> [Task directions] Extract, in full, the lines below, beginning at the first and ending with the line that contains "-12.9, -6.45, 0];". Pictures do not belong in the copy.

> [Dataset extract]
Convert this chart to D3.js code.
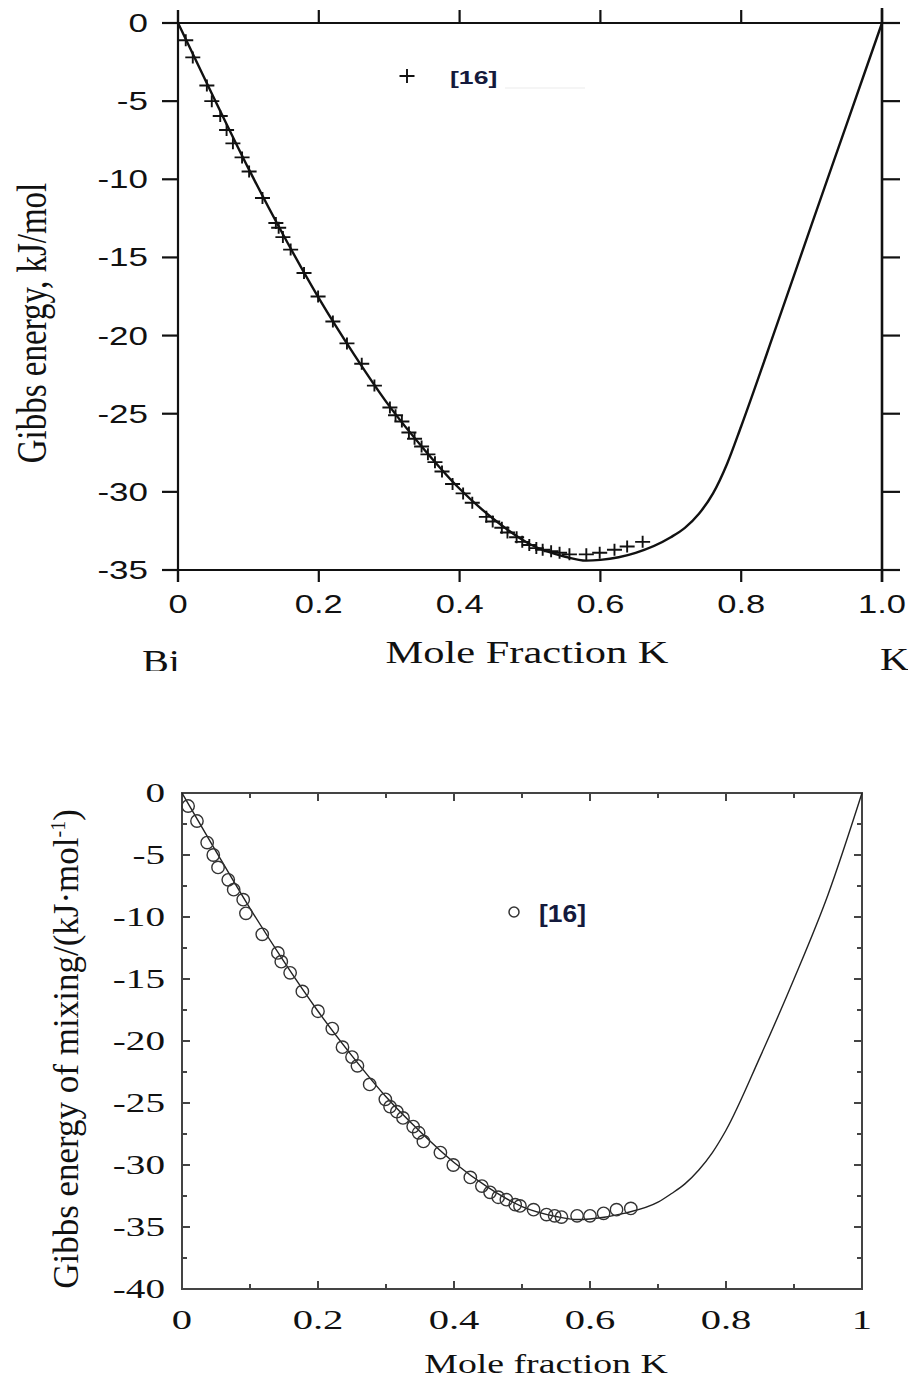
<!DOCTYPE html>
<html>
<head>
<meta charset="utf-8">
<script src="https://cdn.jsdelivr.net/npm/d3@7"></script>
<style>
  html, body { margin: 0; padding: 0; background: #fff; }
  svg { display: block; }
</style>
</head>
<body>
<svg id="fig" width="908" height="1379"></svg>
<script>
// ---- Bi–K liquid: integral Gibbs energy of mixing ----

// Upper panel: calculated curve
const topCurveX = [0, 0.05, 0.1, 0.15, 0.2, 0.25, 0.3, 0.35, 0.4, 0.45, 0.5, 0.55, 0.58, 0.6, 0.65, 0.7, 0.72, 0.74, 0.76, 0.78, 0.8, 0.85, 0.9, 0.95, 1.0];
const topCurveG = [0, -4.7, -9.3, -13.6, -17.6, -21.2, -24.5, -27.3, -29.8, -31.8, -33.35, -34.15, -34.4, -34.35, -33.9, -32.9, -32.3, -31.4, -30.1, -28.2, -25.8, -19.4, -12.9, -6.45, 0];

// Upper panel: experimental points [16]
const topExpX = [0.011, 0.021, 0.041, 0.048, 0.060, 0.069, 0.078, 0.091, 0.101, 0.120, 0.139, 0.143, 0.149, 0.160, 0.179, 0.199, 0.220, 0.240, 0.261, 0.279, 0.301, 0.309, 0.318, 0.328, 0.336, 0.346, 0.355, 0.365, 0.375, 0.390, 0.405, 0.418, 0.438, 0.447, 0.460, 0.468, 0.481, 0.489, 0.499, 0.509, 0.518, 0.530, 0.542, 0.556, 0.580, 0.599, 0.620, 0.638, 0.660];
const topExpG = [-1.1, -2.2, -4.0, -5.0, -5.95, -6.85, -7.7, -8.6, -9.5, -11.2, -12.8, -13.1, -13.7, -14.5, -16.0, -17.5, -19.1, -20.5, -21.8, -23.2, -24.6, -25.1, -25.5, -26.2, -26.6, -27.1, -27.6, -28.1, -28.7, -29.5, -30.1, -30.7, -31.6, -31.9, -32.3, -32.6, -32.9, -33.2, -33.4, -33.6, -33.7, -33.8, -33.9, -34.0, -34.0, -33.9, -33.7, -33.5, -33.2];

const topXTicks = [0, 0.2, 0.4, 0.6, 0.8, 1.0];
const topXTickLabels = ["0", "0.2", "0.4", "0.6", "0.8", "1.0"];
const topYTicks = [0, -5, -10, -15, -20, -25, -30, -35];

// Lower panel: calculated curve
const botCurveX = [0, 0.05, 0.1, 0.15, 0.2, 0.25, 0.3, 0.35, 0.4, 0.45, 0.5, 0.55, 0.58, 0.6, 0.65, 0.7, 0.72, 0.74, 0.76, 0.78, 0.8, 0.85, 0.9, 0.95, 1.0];
const botCurveG = [0, -4.7, -9.3, -13.6, -17.6, -21.2, -24.5, -27.3, -29.8, -31.8, -33.35, -34.15, -34.4, -34.35, -33.9, -33.0, -32.3, -31.5, -30.4, -29.0, -27.2, -21.3, -15.0, -8.2, 0];

// Lower panel: experimental points [16]
const botExpX = [0.009, 0.022, 0.037, 0.046, 0.053, 0.068, 0.076, 0.090, 0.094, 0.118, 0.141, 0.146, 0.159, 0.177, 0.200, 0.221, 0.236, 0.250, 0.258, 0.276, 0.299, 0.306, 0.316, 0.325, 0.340, 0.348, 0.355, 0.380, 0.399, 0.424, 0.441, 0.453, 0.465, 0.477, 0.490, 0.497, 0.517, 0.536, 0.548, 0.558, 0.581, 0.600, 0.620, 0.639, 0.660];
const botExpG = [-1.05, -2.26, -4.0, -5.0, -6.0, -7.0, -7.8, -8.6, -9.7, -11.4, -12.9, -13.6, -14.5, -16.0, -17.6, -19.0, -20.5, -21.3, -22.0, -23.5, -24.7, -25.3, -25.7, -26.2, -26.9, -27.4, -28.1, -29.0, -30.0, -31.0, -31.7, -32.2, -32.6, -32.8, -33.2, -33.3, -33.6, -34.0, -34.1, -34.2, -34.1, -34.1, -33.9, -33.6, -33.5];

const botXMajor = [0, 0.2, 0.4, 0.6, 0.8, 1];
const botXTickLabels = ["0", "0.2", "0.4", "0.6", "0.8", "1"];
const botXMinor = [0.1, 0.3, 0.5, 0.7, 0.9];
const botYMajor = [0, -5, -10, -15, -20, -25, -30, -35, -40];
const botYMinor = [-2.5, -7.5, -12.5, -17.5, -22.5, -27.5, -32.5, -37.5];

const legendLabel = "[16]";

const SERIF = "'Liberation Serif', 'Times New Roman', serif";
const SANS = "'Liberation Sans', Arial, sans-serif";

const svg = d3.select("#fig");

// horizontally stretched text helper
function txt(g, s, x, y, o) {
  return g.append("text")
    .attr("transform", `translate(${x},${y}) scale(${o.sx || 1},1)` + (o.rot ? ` rotate(${o.rot})` : ""))
    .attr("text-anchor", o.anchor || "start")
    .attr("font-family", o.family)
    .attr("font-size", o.size)
    .attr("font-weight", o.weight || "normal")
    .attr("fill", o.fill || "#111")
    .text(s);
}

// ================= Upper panel =================
{
  const g = svg.append("g");
  const x = d3.scaleLinear().domain([0, 1]).range([178, 882]);
  const y = d3.scaleLinear().domain([-35, 0]).range([570, 23]);
  const ax = "#111";

  // frame lines (extend past the corners)
  g.append("line").attr("x1", x(0) - 16).attr("x2", x(1) + 18).attr("y1", y(0)).attr("y2", y(0)).attr("stroke", ax).attr("stroke-width", 2.2);
  g.append("line").attr("x1", x(0) - 16).attr("x2", x(1) + 18).attr("y1", y(-35)).attr("y2", y(-35)).attr("stroke", ax).attr("stroke-width", 2.2);
  g.append("line").attr("x1", x(0)).attr("x2", x(0)).attr("y1", y(0) - 13).attr("y2", y(-35) + 12).attr("stroke", ax).attr("stroke-width", 2.2);
  g.append("line").attr("x1", x(1)).attr("x2", x(1)).attr("y1", y(0) - 15).attr("y2", y(-35) + 12).attr("stroke", ax).attr("stroke-width", 2.6);

  // x ticks: up on top, down on bottom
  g.selectAll(".xt").data(topXTicks).join("line")
    .attr("x1", d => x(d)).attr("x2", d => x(d)).attr("y1", y(0)).attr("y2", y(0) - 13)
    .attr("stroke", ax).attr("stroke-width", 2.2);
  g.selectAll(".xb").data(topXTicks).join("line")
    .attr("x1", d => x(d)).attr("x2", d => x(d)).attr("y1", y(-35)).attr("y2", y(-35) + 12)
    .attr("stroke", ax).attr("stroke-width", 2.2);
  // y ticks: left outward, right outward
  g.selectAll(".yl").data(topYTicks).join("line")
    .attr("x1", x(0) - 16).attr("x2", x(0)).attr("y1", d => y(d)).attr("y2", d => y(d))
    .attr("stroke", ax).attr("stroke-width", 2.2);
  g.selectAll(".yr").data(topYTicks).join("line")
    .attr("x1", x(1)).attr("x2", x(1) + 18).attr("y1", d => y(d)).attr("y2", d => y(d))
    .attr("stroke", ax).attr("stroke-width", 2.2);

  // tick labels
  topXTicks.forEach((d, i) => txt(g, topXTickLabels[i], x(d), 613, { anchor: "middle", family: SANS, size: 25, sx: 1.38 }));
  topYTicks.forEach(d => txt(g, String(d), 148, y(d) + 9, { anchor: "end", family: SANS, size: 25, sx: 1.4 }));

  // axis titles
  txt(g, "Gibbs energy, kJ/mol", 46, 323, { anchor: "middle", family: SERIF, size: 33, sx: 1.3, rot: -90 });
  txt(g, "Mole Fraction K", 527, 663, { anchor: "middle", family: SERIF, size: 31, sx: 1.37 });
  txt(g, "Bi", 142, 672, { family: SERIF, size: 31, sx: 1.3 });
  txt(g, "K", 880, 670, { family: SERIF, size: 31, sx: 1.3 });

  // calculated curve
  const line = d3.line().x(d => x(d[0])).y(d => y(d[1])).curve(d3.curveMonotoneX);
  g.append("path").datum(topCurveX.map((v, i) => [v, topCurveG[i]]))
    .attr("d", line).attr("fill", "none").attr("stroke", "#111").attr("stroke-width", 2.4);

  // experimental crosses
  const plus = (sel, w, h) => sel.append("path")
    .attr("d", `M${-w / 2},0H${w / 2}M0,${-h / 2}V${h / 2}`)
    .attr("stroke", "#111").attr("stroke-width", 1.9).attr("fill", "none");
  const pts = g.selectAll(".pt").data(topExpX.map((v, i) => [v, topExpG[i]])).join("g")
    .attr("transform", d => `translate(${x(d[0])},${y(d[1])})`);
  pts.each(function () { plus(d3.select(this), 15, 12); });

  // legend
  const lg = g.append("g").attr("transform", "translate(407,76)");
  plus(lg, 15, 14);
  txt(g, legendLabel, 450, 84, { family: SANS, size: 19, weight: "bold", sx: 1.4, fill: "#141a3c" });
  g.append("line").attr("x1", 505).attr("x2", 585).attr("y1", 88).attr("y2", 88).attr("stroke", "#ececec").attr("stroke-width", 1.2);

  // the label row is cut off at the panel edge
  g.append("rect").attr("x", 0).attr("y", 671).attr("width", 908).attr("height", 30).attr("fill", "#fff");
}

// ================= Lower panel =================
{
  const g = svg.append("g");
  const x = d3.scaleLinear().domain([0, 1]).range([182, 862]);
  const y = d3.scaleLinear().domain([-40, 0]).range([1289, 793]);
  const ax = "#444";

  // frame
  g.append("rect").attr("x", x(0)).attr("y", y(0)).attr("width", x(1) - x(0)).attr("height", y(-40) - y(0))
    .attr("fill", "none").attr("stroke", ax).attr("stroke-width", 2);

  // inward ticks on all four sides
  const tick = (data, len, orient) => {
    data.forEach(d => {
      if (orient === "x") {
        g.append("line").attr("x1", x(d)).attr("x2", x(d)).attr("y1", y(0)).attr("y2", y(0) + len).attr("stroke", ax).attr("stroke-width", 2);
        g.append("line").attr("x1", x(d)).attr("x2", x(d)).attr("y1", y(-40)).attr("y2", y(-40) - len).attr("stroke", ax).attr("stroke-width", 2);
      } else {
        g.append("line").attr("x1", x(0)).attr("x2", x(0) + len).attr("y1", y(d)).attr("y2", y(d)).attr("stroke", ax).attr("stroke-width", 2);
        g.append("line").attr("x1", x(1)).attr("x2", x(1) - len).attr("y1", y(d)).attr("y2", y(d)).attr("stroke", ax).attr("stroke-width", 2);
      }
    });
  };
  tick(botXMajor, 8, "x");
  tick(botXMinor, 5, "x");
  tick(botYMajor, 8, "y");
  tick(botYMinor, 5, "y");

  // tick labels
  botXMajor.forEach((d, i) => txt(g, botXTickLabels[i], x(d), 1329, { anchor: "middle", family: SERIF, size: 28, sx: 1.45 }));
  botYMajor.forEach(d => txt(g, String(d), 165, y(d) + 9, { anchor: "end", family: SERIF, size: 27, sx: 1.45 }));

  // axis titles
  const yt = g.append("text")
    .attr("transform", "translate(78,1049) rotate(-90)")
    .attr("text-anchor", "middle").attr("font-family", SERIF).attr("font-size", 35).attr("fill", "#111");
  yt.append("tspan").text("Gibbs energy of mixing/(kJ·mol");
  yt.append("tspan").attr("font-size", 20).attr("dy", -13).text("-1");
  yt.append("tspan").attr("dy", 13).text(")");
  txt(g, "Mole fraction K", 546, 1373, { anchor: "middle", family: SERIF, size: 28, sx: 1.35 });

  // calculated curve
  const line = d3.line().x(d => x(d[0])).y(d => y(d[1])).curve(d3.curveMonotoneX);
  g.append("path").datum(botCurveX.map((v, i) => [v, botCurveG[i]]))
    .attr("d", line).attr("fill", "none").attr("stroke", "#222").attr("stroke-width", 1.4);

  // experimental circles
  g.selectAll(".c").data(botExpX.map((v, i) => [v, botExpG[i]])).join("circle")
    .attr("cx", d => x(d[0])).attr("cy", d => y(d[1])).attr("r", 6.2)
    .attr("fill", "none").attr("stroke", "#333").attr("stroke-width", 1.4);

  // legend
  g.append("circle").attr("cx", 514).attr("cy", 912).attr("r", 5).attr("fill", "none").attr("stroke", "#333").attr("stroke-width", 1.5);
  txt(g, legendLabel, 539, 922, { family: SANS, size: 24, weight: "bold", sx: 1.1, fill: "#141a3c" });
}
</script>
</body>
</html>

> [Task result]
Convert this chart to D3.js code.
<!DOCTYPE html>
<html>
<head>
<meta charset="utf-8">
<script src="https://cdn.jsdelivr.net/npm/d3@7"></script>
<style>
  html, body { margin: 0; padding: 0; background: #fff; }
  svg { display: block; }
</style>
</head>
<body>
<svg id="fig" width="908" height="1379"></svg>
<script>
// ---- Bi–K liquid: integral Gibbs energy of mixing ----

// Upper panel: calculated curve
const topCurveX = [0, 0.05, 0.1, 0.15, 0.2, 0.25, 0.3, 0.35, 0.4, 0.45, 0.5, 0.55, 0.58, 0.6, 0.65, 0.7, 0.72, 0.74, 0.76, 0.78, 0.8, 0.85, 0.9, 0.95, 1.0];
const topCurveG = [0, -4.7, -9.3, -13.6, -17.6, -21.2, -24.5, -27.3, -29.8, -31.8, -33.35, -34.15, -34.4, -34.35, -33.9, -32.9, -32.3, -31.4, -30.1, -28.2, -25.8, -19.4, -12.9, -6.45, 0];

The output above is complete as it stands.